Comme d’autres femmes avant elle et d’autres après elle, « j’ai amené mon bébé dans des réunions », raconte la maman du petit Zak, aujourd’hui âgé de deux ans. « Son petit attaché politique », comme elle aime si bien l’appeler, l’accompagne encore souvent lors de divers évènements.

C’est aussi le cas de sa collègue du district de Chavigny. Marie-Claude Camirand est mère d’un garçon de 12 ans et d’une fille de 10 ans. Bien que sa réalité soit quelque peu différente, elle avait déjà décroché le rôle de maman avant de se lancer en politique, les contraintes n’en demeurent pas moins réelles. Elle avoue d’ailleurs avoir longuement réfléchi, et finalement, après de nombreuses lectures et d’ateliers, une décision a été prise.

Lors de son premier mandat, en 2009, ses enfants étaient tous les deux à la garderie. « Bien sûr, ça m’est arrivé souvent de les amener avec moi lors de certaines réunions que je ne pouvais pas manquer. Mes collègues savaient que je venais avec une réalité, soit celle d’avoir de jeunes enfants», a-t-elle indiqué.

Même une fois en âge d’aller à l’école, il faut composer avec les journées pédagogiques, l’été –les enfants sont en vacances–, sans oublier tous les imprévus, comme la grippe de l’un et le mal de ventre de l’autre.

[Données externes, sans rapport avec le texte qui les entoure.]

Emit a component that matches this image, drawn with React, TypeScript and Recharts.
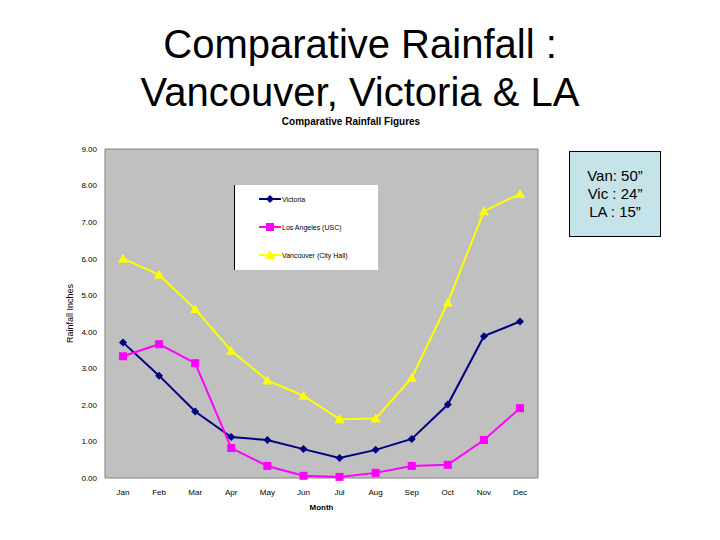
import React from 'react';
import { LineChart, Line, XAxis, YAxis, CartesianGrid } from 'recharts';

const months = ['Jan', 'Feb', 'Mar', 'Apr', 'May', 'Jun', 'Jul', 'Aug', 'Sep', 'Oct', 'Nov', 'Dec'];
const victoria = [3.71, 2.8, 1.82, 1.12, 1.04, 0.79, 0.55, 0.77, 1.07, 2.01, 3.88, 4.28];
const losAngeles = [3.33, 3.66, 3.14, 0.82, 0.33, 0.06, 0.03, 0.14, 0.33, 0.36, 1.04, 1.91];
const vancouver = [6.0, 5.56, 4.62, 3.48, 2.67, 2.25, 1.61, 1.63, 2.74, 4.8, 7.3, 7.77];
const yTicks = [0, 1, 2, 3, 4, 5, 6, 7, 8, 9];

const series = [
  { key: 'vic', name: 'Victoria', color: '#000080', shape: 'diamond' },
  { key: 'la', name: 'Los Angeles (USC)', color: '#ff00ff', shape: 'square' },
  { key: 'van', name: 'Vancouver (City Hall)', color: '#ffff00', shape: 'triangle' },
];

const data = months.map((m, i) => ({
  month: m,
  vic: victoria[i],
  la: losAngeles[i],
  van: vancouver[i],
}));

const FONT = 'Arial, "Liberation Sans", sans-serif';

const Marker = ({ cx, cy, shape, color }: any) => {
  if (cx == null || cy == null) return null;
  if (shape === 'diamond') {
    return <polygon points={`${cx},${cy - 4} ${cx + 4},${cy} ${cx},${cy + 4} ${cx - 4},${cy}`} fill={color} />;
  }
  if (shape === 'square') {
    return <rect x={cx - 4} y={cy - 4} width={8} height={8} fill={color} />;
  }
  return <polygon points={`${cx},${cy - 5} ${cx + 5},${cy + 4} ${cx - 5},${cy + 4}`} fill={color} />;
};

const App = () => {
  return (
    <div style={{ position: 'absolute', left: 0, top: 0, width: 720, height: 540, background: '#fff', fontFamily: FONT }}>
      <div style={{ position: 'absolute', left: 0, top: 20, width: 720, textAlign: 'center', fontSize: 40, lineHeight: '48px', color: '#000' }}>
        Comparative Rainfall :<br />Vancouver, Victoria &amp; LA
      </div>
      <div style={{ position: 'absolute', left: 0, top: 116, width: 702, textAlign: 'center', fontSize: 10, fontWeight: 'bold' }}>
        Comparative Rainfall Figures
      </div>

      <div style={{ position: 'absolute', left: 0, top: 0 }}>
        <LineChart width={720} height={540} data={data} margin={{ top: 149, right: 182, left: 0, bottom: 0 }}>
          <CartesianGrid
            fill="#c0c0c0"
            fillOpacity={1}
            stroke="#808080"
            strokeWidth={1}
            horizontalCoordinatesGenerator={({ offset }: any) => [offset.top, offset.top + offset.height]}
            verticalCoordinatesGenerator={({ offset }: any) => [offset.left, offset.left + offset.width]}
          />
          <XAxis
            dataKey="month"
            height={62}
            padding={{ left: 18, right: 18 }}
            axisLine={false}
            tickLine={false}
            tick={{ fontSize: 8, fill: '#000', fontFamily: FONT }}
            tickMargin={5}
            interval={0}
            label={{ value: 'Month', position: 'insideTop', offset: 26, style: { fontSize: 8, fontWeight: 'bold', fill: '#000', fontFamily: FONT } }}
          />
          <YAxis
            width={105}
            domain={[0, 9]}
            ticks={yTicks}
            interval={0}
            axisLine={false}
            tickLine={false}
            tickFormatter={(v: number) => v.toFixed(2)}
            tick={{ fontSize: 8, fill: '#000', fontFamily: FONT }}
            tickMargin={2}
            label={{ value: 'Rainfall Inches', angle: -90, position: 'insideLeft', offset: 70, style: { fontSize: 9, fill: '#000', fontFamily: FONT, textAnchor: 'middle' } }}
          />
          {series.map((s) => (
            <Line
              key={s.key}
              dataKey={s.key}
              name={s.name}
              stroke={s.color}
              strokeWidth={2}
              isAnimationActive={false}
              dot={(p: any) => <Marker key={`${s.key}-${p.index}`} cx={p.cx} cy={p.cy} shape={s.shape} color={s.color} />}
              activeDot={false}
            />
          ))}
        </LineChart>
      </div>

      <div style={{ position: 'absolute', left: 234, top: 185, width: 144, height: 85, background: '#fff', borderLeft: '1px solid #000', boxSizing: 'border-box' }}>
        {series.map((s, i) => (
          <div key={s.key} style={{ position: 'absolute', left: 24, top: 8 + i * 28, height: 12, display: 'flex', alignItems: 'center' }}>
            <svg width={22} height={12}>
              <line x1={0} y1={6} x2={22} y2={6} stroke={s.color} strokeWidth={2} />
              <Marker cx={11} cy={6} shape={s.shape} color={s.color} />
            </svg>
            <span style={{ fontSize: 7, marginLeft: 1, color: '#000' }}>{s.name}</span>
          </div>
        ))}
      </div>

      <div style={{ position: 'absolute', left: 569, top: 151, width: 92, height: 86, background: '#c6e3ea', border: '1px solid #000', boxSizing: 'border-box', display: 'flex', flexDirection: 'column', justifyContent: 'center', alignItems: 'center', fontSize: 15, lineHeight: '18px', color: '#000' }}>
        <div>Van: 50”</div>
        <div>Vic : 24”</div>
        <div>LA : 15”</div>
      </div>
    </div>
  );
};

export default App;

Des journées bien chargées

Une réunion par-ci, une autre par-là et des engagements qui se multiplient. Être conseillère, c’est un travail à temps plein, 24 heures par jour, 7 jours sur 7. La plupart ont aussi un autre emploi, les jours de semaine. Maintenant, fermez les yeux et imaginez une jeune maman dans ce rôle. 

« Concilier une vie familiale à travers tout ça, c’est difficile, mais ce n’est pas impossible », concède Sabrina.

Mais justement, comment y arrivent-elles ? Le secret, c’est l’entourage, nous révèlent les deux mamans. D’abord, il y a le conjoint compréhensif, la super nanny et les grands-parents toujours prêts à courir à la rescousse.

Il faut faire des sacrifices, quelquefois. « J’ai dû faire des X sur des moments qui ne reviendront probablement jamais, mais j’ai choisi de faire de la politique. Tout comme j’ai choisi d’être maman. J’essaye de trouver le bon équilibre entre les deux », a expliqué Sabrina.

Des regrets persistent aussi, parfois. « Je pourrais être beaucoup plus présente pour faire les suivis avec l’école si je n’étais pas en politique municipale. Heureusement, je parviens à m’organiser autrement avec l’aide précieuse de la grand-maman », ajoute pour sa part Marie-Claude. Les fins de semaine sont exclusivement consacrées aux enfants. Et s’il y a un évènement à ne pas manquer, souligne-t-elle, tout le groupe suit.

Malgré tout, les deux Trifluviennes n’abandonneraient pas la vie politique de si tôt. Elles brigueront d’ailleurs un autre mandat dans leur district respectif aux élections municipales en novembre 2017. 

Encore du chemin à faire

Bien qu’il existe une foule de raisons pour expliquer cette faible proportion de femmes en politique –elles représentent 32 % des conseillers au Québec–, Sabrina et Marie-Claude ont toutes les deux mentionné les difficultés à jongler entre le travail et la vie de famille. 

Parmi les huit grandes villes, c’est Trois-Rivières qui fait moins bonne figure avec seulement quatre femmes pour seize sièges d’élus municipaux, révélait en avril dernier le journal L’actualité.

« Ce n’est pas qu’il y a peu de mesures pour faciliter cette conciliation. Il n’y en a pas du tout », tranche la représentante du district Chavigny. Il n’y a même pas de table à langer à l’hôtel de ville.

La politicienne voudrait une plus grande ouverture à la table du conseil. Les réunions sont souvent en soirée ou encore très tôt le matin, à l’heure d’aller déposer les enfants à l’école. « Est-ce qu’on ne pourrait pas ajuster les heures de certaines réunions, par exemple ? »

Une halte-garderie lors des soirs de conseil pourrait aussi être une avenue à envisager. Quand le conjoint est à la maison, il n’y en a pas de problème. Mais lorsqu’il travaille de nuit, comme c’est le cas pour les deux conseillères, la situation se corse.

« Ça prend une mixité dans un conseil de ville pour bien représenter la population. Actuellement, il y a seulement 9 % des gens entre 18 et 24 ans qui se sont présentés au municipal », cite Sabrina. Il est temps de repenser nos façons de faire si l’on souhaite voir plus de jeunes, hommes et de femmes, s’impliquer en politique, termine-t-elle.